▶ TASK BRIEF: In this exercise, the entries below include pictures. Repeat exactly the lines from the line with "Output the Python" to the line with "snitt_statlige = [7.8, 8.25, 8.4]", including both, but without the pictures.

▶ GIVEN DATA:
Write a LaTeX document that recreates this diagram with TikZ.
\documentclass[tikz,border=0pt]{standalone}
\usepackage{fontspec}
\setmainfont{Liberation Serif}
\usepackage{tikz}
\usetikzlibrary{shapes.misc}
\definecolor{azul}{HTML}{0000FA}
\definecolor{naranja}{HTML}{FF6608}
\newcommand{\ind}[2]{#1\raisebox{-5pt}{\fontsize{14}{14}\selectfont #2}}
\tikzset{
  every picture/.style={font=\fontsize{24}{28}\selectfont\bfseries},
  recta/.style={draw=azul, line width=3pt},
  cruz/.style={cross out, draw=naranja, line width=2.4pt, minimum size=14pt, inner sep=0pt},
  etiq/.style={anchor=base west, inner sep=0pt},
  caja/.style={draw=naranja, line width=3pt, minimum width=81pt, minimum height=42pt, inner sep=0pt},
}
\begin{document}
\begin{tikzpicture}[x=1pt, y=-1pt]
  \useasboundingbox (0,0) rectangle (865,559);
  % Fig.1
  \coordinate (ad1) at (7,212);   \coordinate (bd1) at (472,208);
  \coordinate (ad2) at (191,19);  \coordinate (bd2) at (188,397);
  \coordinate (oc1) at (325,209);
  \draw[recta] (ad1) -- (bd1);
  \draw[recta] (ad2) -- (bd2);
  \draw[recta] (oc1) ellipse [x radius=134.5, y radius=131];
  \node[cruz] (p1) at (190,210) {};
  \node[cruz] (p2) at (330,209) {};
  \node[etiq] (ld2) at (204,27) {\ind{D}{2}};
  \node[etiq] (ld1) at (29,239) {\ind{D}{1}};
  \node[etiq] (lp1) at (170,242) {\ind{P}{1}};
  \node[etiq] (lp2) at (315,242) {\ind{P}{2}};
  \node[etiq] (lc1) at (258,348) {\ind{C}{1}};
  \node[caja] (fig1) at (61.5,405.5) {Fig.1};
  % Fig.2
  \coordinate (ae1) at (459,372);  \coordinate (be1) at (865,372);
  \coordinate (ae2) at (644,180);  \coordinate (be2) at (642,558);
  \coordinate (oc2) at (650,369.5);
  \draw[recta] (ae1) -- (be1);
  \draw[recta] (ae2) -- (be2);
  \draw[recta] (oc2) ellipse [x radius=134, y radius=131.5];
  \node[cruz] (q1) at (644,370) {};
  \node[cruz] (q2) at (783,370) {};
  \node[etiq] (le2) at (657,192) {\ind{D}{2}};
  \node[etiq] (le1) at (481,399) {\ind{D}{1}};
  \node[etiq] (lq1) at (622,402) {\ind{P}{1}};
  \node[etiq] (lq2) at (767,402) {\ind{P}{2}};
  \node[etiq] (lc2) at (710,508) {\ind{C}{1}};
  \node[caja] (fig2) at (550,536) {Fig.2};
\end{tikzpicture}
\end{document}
==
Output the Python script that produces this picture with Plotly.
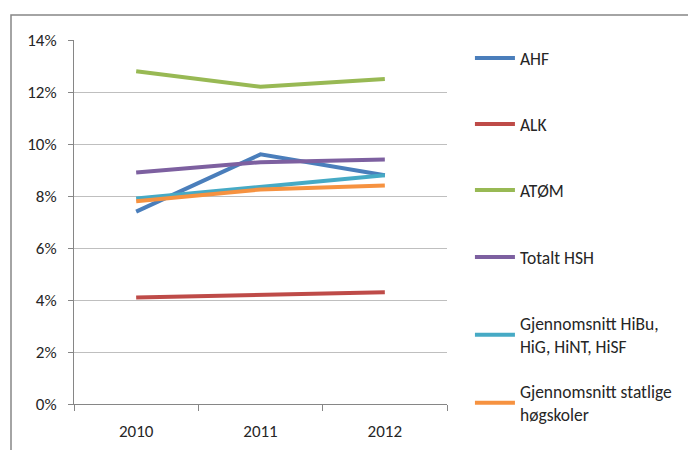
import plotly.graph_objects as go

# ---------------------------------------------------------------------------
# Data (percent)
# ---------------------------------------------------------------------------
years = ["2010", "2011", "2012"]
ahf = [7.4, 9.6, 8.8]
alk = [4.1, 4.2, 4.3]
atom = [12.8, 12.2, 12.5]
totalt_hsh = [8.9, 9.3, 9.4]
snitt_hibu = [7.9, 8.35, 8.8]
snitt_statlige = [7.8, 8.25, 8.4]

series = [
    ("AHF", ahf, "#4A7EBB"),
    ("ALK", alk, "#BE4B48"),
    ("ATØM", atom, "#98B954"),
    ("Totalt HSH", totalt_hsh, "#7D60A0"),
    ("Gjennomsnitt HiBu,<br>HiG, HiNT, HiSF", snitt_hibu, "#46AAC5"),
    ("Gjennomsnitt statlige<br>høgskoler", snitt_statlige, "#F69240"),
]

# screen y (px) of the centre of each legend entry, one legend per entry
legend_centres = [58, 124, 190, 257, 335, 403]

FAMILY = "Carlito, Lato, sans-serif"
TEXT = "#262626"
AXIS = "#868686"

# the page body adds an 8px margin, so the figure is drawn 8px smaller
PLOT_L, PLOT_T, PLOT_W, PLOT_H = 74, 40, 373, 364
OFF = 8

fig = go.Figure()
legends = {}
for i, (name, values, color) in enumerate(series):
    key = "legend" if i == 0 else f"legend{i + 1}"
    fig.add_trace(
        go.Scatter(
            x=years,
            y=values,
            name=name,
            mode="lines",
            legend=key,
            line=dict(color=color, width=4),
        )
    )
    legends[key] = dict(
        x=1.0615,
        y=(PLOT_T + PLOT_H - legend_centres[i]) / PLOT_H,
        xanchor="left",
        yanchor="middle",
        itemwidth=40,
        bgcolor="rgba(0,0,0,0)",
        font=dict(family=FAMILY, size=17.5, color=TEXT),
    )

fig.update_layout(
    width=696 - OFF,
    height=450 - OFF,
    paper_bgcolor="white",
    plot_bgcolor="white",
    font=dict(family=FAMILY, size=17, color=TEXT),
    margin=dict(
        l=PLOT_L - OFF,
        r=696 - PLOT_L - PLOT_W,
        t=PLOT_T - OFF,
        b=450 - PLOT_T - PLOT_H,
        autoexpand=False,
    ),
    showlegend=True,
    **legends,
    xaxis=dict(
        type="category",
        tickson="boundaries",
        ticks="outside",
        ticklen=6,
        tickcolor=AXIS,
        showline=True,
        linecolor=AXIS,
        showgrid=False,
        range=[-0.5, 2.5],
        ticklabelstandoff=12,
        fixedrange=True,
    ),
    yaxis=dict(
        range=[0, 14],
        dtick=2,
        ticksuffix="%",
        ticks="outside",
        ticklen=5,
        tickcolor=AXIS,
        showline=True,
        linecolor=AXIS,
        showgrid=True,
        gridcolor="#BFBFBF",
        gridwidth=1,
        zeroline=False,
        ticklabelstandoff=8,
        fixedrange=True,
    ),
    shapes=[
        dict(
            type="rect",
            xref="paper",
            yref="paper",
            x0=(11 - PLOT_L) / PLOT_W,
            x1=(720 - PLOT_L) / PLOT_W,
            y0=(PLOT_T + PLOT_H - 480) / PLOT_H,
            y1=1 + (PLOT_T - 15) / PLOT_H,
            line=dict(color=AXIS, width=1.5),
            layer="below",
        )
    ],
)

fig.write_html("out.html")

▶ THE SOLUTION:
Output the Python script that produces this picture with Plotly.
import plotly.graph_objects as go

# ---------------------------------------------------------------------------
# Data (percent)
# ---------------------------------------------------------------------------
years = ["2010", "2011", "2012"]
ahf = [7.4, 9.6, 8.8]
alk = [4.1, 4.2, 4.3]
atom = [12.8, 12.2, 12.5]
totalt_hsh = [8.9, 9.3, 9.4]
snitt_hibu = [7.9, 8.35, 8.8]
snitt_statlige = [7.8, 8.25, 8.4]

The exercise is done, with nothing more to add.